A statement sent by Albertina Luthuli, daughter of the great Albert Luthuli, was the next to draw a reaction. “Finally, I agree with the well-known refrain that says South Africa is not for sale and it should not be for sale and we should defend it so that no one should think he should own South Africa. South Africa belongs to all of us.” The country must be defended or lost to unprincipled leaders, her statement said.
ANCYL KZN secretary Thanduxolo Sabelo took the podium to chants of “Zuma”. “We want to say without any fear of contradiction that all our comrades in the ANC, especially those whom are seen today in the forefront publicly disagreeing with our organisation, that they should be worried when all of those who have always disagreed with their organisation have endorsed them as leaders today.”
It’s a clumsy statement but meant to say those speaking out are disagreeing with elected leadership. Sabelo said his organisation has no problem with recently fired finance minister Pravin Gordhan, but it fully supports the latest Cabinet reshuffle and Zuma.
ANC KZN chairperson Sihle Zikalala hammered anti-Zuma speakers at previous memorials.

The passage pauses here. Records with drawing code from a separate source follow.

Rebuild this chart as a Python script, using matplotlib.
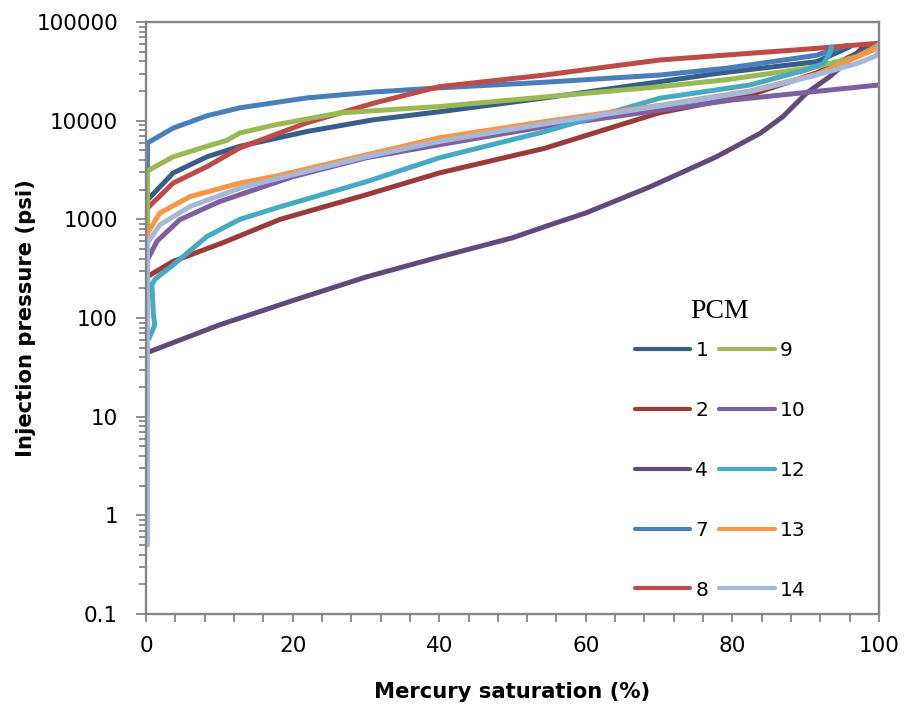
import matplotlib
matplotlib.use("Agg")
import matplotlib.pyplot as plt
from matplotlib.ticker import MultipleLocator, LogLocator, FuncFormatter, NullFormatter

# PCM sample ids and line colours (Excel-style palette)
pcm_ids = ["1", "2", "4", "7", "8", "9", "10", "12", "13", "14"]
colors = ["#385D8A", "#9A3B39", "#604A7B", "#4A7EBB", "#BE4B48",
          "#98B954", "#7D60A0", "#46AAC5", "#F79646", "#A4B8DA"]

# mercury saturation (%) / injection pressure (psi)
sat_1 = [0.2, 0.2, 3.7, 8.3, 12.8, 21.9, 31, 40, 54.4, 70.1, 78, 91.5, 96]
p_1 = [1200, 1570, 2950, 4300, 5500, 7750, 10200, 12300, 17000, 24800, 30200, 39600, 56000]

sat_2 = [0.2, 0.2, 3.7, 10.5, 18.3, 30, 40, 54.4, 70, 82.4, 91.5, 98.8]
p_2 = [200, 263, 375, 580, 1000, 1770, 2950, 5250, 12000, 18200, 30500, 56000]

sat_4 = [0.3, 10, 20, 30, 40, 50, 54.4, 60, 68.8, 77.8, 83.8, 86.9, 90.1, 93.3, 97, 98]
p_4 = [45, 85, 150, 260, 415, 650, 843, 1160, 2140, 4300, 7450, 11000, 19000, 28000, 48200, 58000]

sat_7 = [0.2, 0.2, 3.7, 8.3, 12.8, 21.9, 31, 40, 54.4, 70.1, 79.2, 91.5, 95.6]
p_7 = [3000, 5950, 8400, 11200, 13500, 17000, 19500, 21500, 24500, 29000, 34000, 46000, 58000]

sat_8 = [0.2, 3.7, 8.3, 12.8, 21.9, 31, 40, 54.4, 70.1, 82.4, 90, 100]
p_8 = [1300, 2330, 3420, 5300, 9500, 15000, 22100, 29000, 41200, 48200, 53000, 61000]

sat_9 = [0.2, 0.2, 3.7, 8.3, 11, 12.8, 17.4, 26.5, 40, 54.4, 70.1, 79.2, 91.5, 97, 100]
p_9 = [800, 3100, 4300, 5500, 6300, 7500, 9000, 12000, 13900, 17400, 22100, 26000, 35200, 44600, 58500]

sat_10 = [0.2, 0.2, 1.5, 4.6, 10, 20, 30, 40, 54.4, 70.1, 80, 100]
p_10 = [300, 390, 600, 990, 1510, 2700, 4200, 5700, 8700, 12800, 16200, 23000]

sat_12 = [0.4, 1.2, 1.0, 0.9, 0.8, 1.3, 3.7, 8.3, 12.8, 18.3, 30, 40, 54.4, 70.1, 82.4,
          90.1, 92.4, 92.8, 93.3, 93.5]
p_12 = [62, 85, 110, 160, 220, 250, 345, 670, 1000, 1340, 2400, 4200, 7750, 16900, 23000,
        32700, 38000, 42000, 48500, 56000]

sat_13 = [0.2, 0.2, 1.9, 6, 12.8, 18.3, 30, 40, 54.4, 70.1, 82.4, 91.5, 100]
p_13 = [600, 728, 1160, 1700, 2330, 2800, 4500, 6700, 9800, 14300, 20000, 29500, 55000]

sat_14 = [0.2, 0.2, 1.9, 6, 12.8, 18.3, 30, 40, 54.4, 70.1, 82.4, 91.5, 97, 99.5, 100, 100]
p_14 = [0.5, 580, 880, 1350, 2070, 2630, 4300, 6150, 9300, 14100, 19700, 29000, 38000, 45000,
        50000, 60000]

sat_all = [sat_1, sat_2, sat_4, sat_7, sat_8, sat_9, sat_10, sat_12, sat_13, sat_14]
p_all = [p_1, p_2, p_4, p_7, p_8, p_9, p_10, p_12, p_13, p_14]

plt.rcParams["font.family"] = ["DejaVu Sans"]
axis_grey = "#868686"

fig = plt.figure(figsize=(9.08, 7.11), dpi=100)
ax = fig.add_axes([146 / 908, 1 - 614 / 711, 733 / 908, 592 / 711])

handles = []
for pid, col, xs, ys in zip(pcm_ids, colors, sat_all, p_all):
    line, = ax.plot(xs, ys, color=col, lw=3.6, solid_capstyle="round",
                    solid_joinstyle="round", label=pid)
    handles.append(line)

ax.set_yscale("log")
ax.set_xlim(0, 100)
ax.set_ylim(0.1, 100000)

ax.xaxis.set_major_locator(MultipleLocator(20))
ax.xaxis.set_minor_locator(MultipleLocator(4))
ax.yaxis.set_major_locator(LogLocator(base=10, numticks=10))
ax.yaxis.set_minor_locator(LogLocator(base=10, subs=range(2, 10), numticks=20))
ax.yaxis.set_major_formatter(FuncFormatter(lambda v, pos: f"{v:g}"))
ax.yaxis.set_minor_formatter(NullFormatter())

for side in ["left", "right", "top", "bottom"]:
    ax.spines[side].set_color(axis_grey)
    ax.spines[side].set_linewidth(1.7)

ax.tick_params(axis="both", which="both", color=axis_grey, direction="out", width=1.3)
ax.tick_params(axis="y", which="major", length=7.2, pad=13, labelsize=15.5)
ax.tick_params(axis="y", which="minor", length=5)
ax.tick_params(axis="x", which="both", length=6, pad=10, labelsize=15.5)

ax.set_xlabel("Mercury saturation (%)", fontsize=15.2, fontweight="bold", va="center")
ax.set_ylabel("Injection pressure (psi)", fontsize=15.2, fontweight="bold", va="center")
ax.xaxis.set_label_coords(0.5, -(692 - 614) / 592)
ax.yaxis.set_label_coords(-(146 - 26) / 733, 0.5)

leg = ax.legend(handles=handles, ncol=2, loc="upper left",
                bbox_to_anchor=((635 - 146) / 733, 1 - (341 - 22) / 592),
                frameon=False, fontsize=14.5,
                handlelength=2.75, handletextpad=0.25, columnspacing=0.55,
                labelspacing=2.03, borderpad=0, borderaxespad=0)
for h in leg.legend_handles:
    h.set_linewidth(3.0)

# legend heading sits above the two columns
ax.text((720 - 146) / 733, 1 - (312 - 22) / 592, "PCM", transform=ax.transAxes,
        ha="center", va="center", fontsize=20, family="Liberation Serif")

fig.savefig("out.png", dpi=100)
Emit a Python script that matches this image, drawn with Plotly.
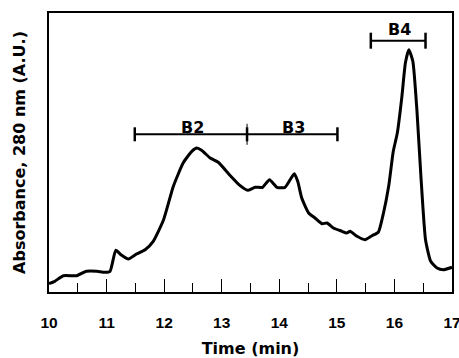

He said that “to use the platform of a memorial service or any platform of bereavement to postulate and echo any sense of disagreement is not correct. To use a platform of memorial service to express any divergent view is not humane. It is against the culture of Ubuntu”. It was a direct attempt to call out Gordhan and leaders like Kgalema Motlanthe, the SACP, and Gauteng ANC. Zikalala suggested that if Motlanthe supported Kathrada’s public call for Zuma to step down, he should have raised it internally within the ANC.
Addresses from former minister Pravin Gordhan, who has been subtle but vocal against the president of late, and ANC Treasurer-General Zweli Mkhize, drew the most response from the Youth League. “Comrades, let’s hear each other. It’s my turn to talk, it’s your turn to listen for now. It’s a free country. It’s a free country, but this is not respect. Everybody spoke about unity in the ANC. Where is the unity in the ANC?” Gordhan asked as his speech was interrupted.
Gordhan, who has clearly questioned Zuma’s leadership at other Kathrada memorials, talked of uniting the ANC as the only party to take the country forward. But the ANCYL heckled him when he spoke on dodgy deals. “That’s not unity; unity can’t be based on money,” he said. It appeared he had to finish his address early.
Mkhize, the highest ANC official at the event, was repeatedly interrupted. “I think we need to know that despite all the diverse emotions that we have here, the people that we have here do represent a good cross-section that the African National Congress has created,” he said. “We have been concerned about the tension that was growing in the build-up in preparation to this particular meeting.” The ANCYL continued to sing.
Leaders need to be free to address the gathering, said Mkhize, who last week questioned Zuma’s reshuffle as a sign that the centre of power is shifting away from the ANC. “From that point of view we want to say to you all the issues that have been raised the leadership of the ANC are addressing… What we do today must not be allowed to erode on the support base of the African National Congress; while we are going through all of these issues allow the leadership to deal with these issues as leadership…
“I hope that going forward we will not have the disagreements being expressed in front of all the people while we are dealing with a communication process but even amongst ourselves we must make sure that the young people understand this history that we are celebrating today,” said Mkhize. The ANCYL was singing throughout the treasurer’s address.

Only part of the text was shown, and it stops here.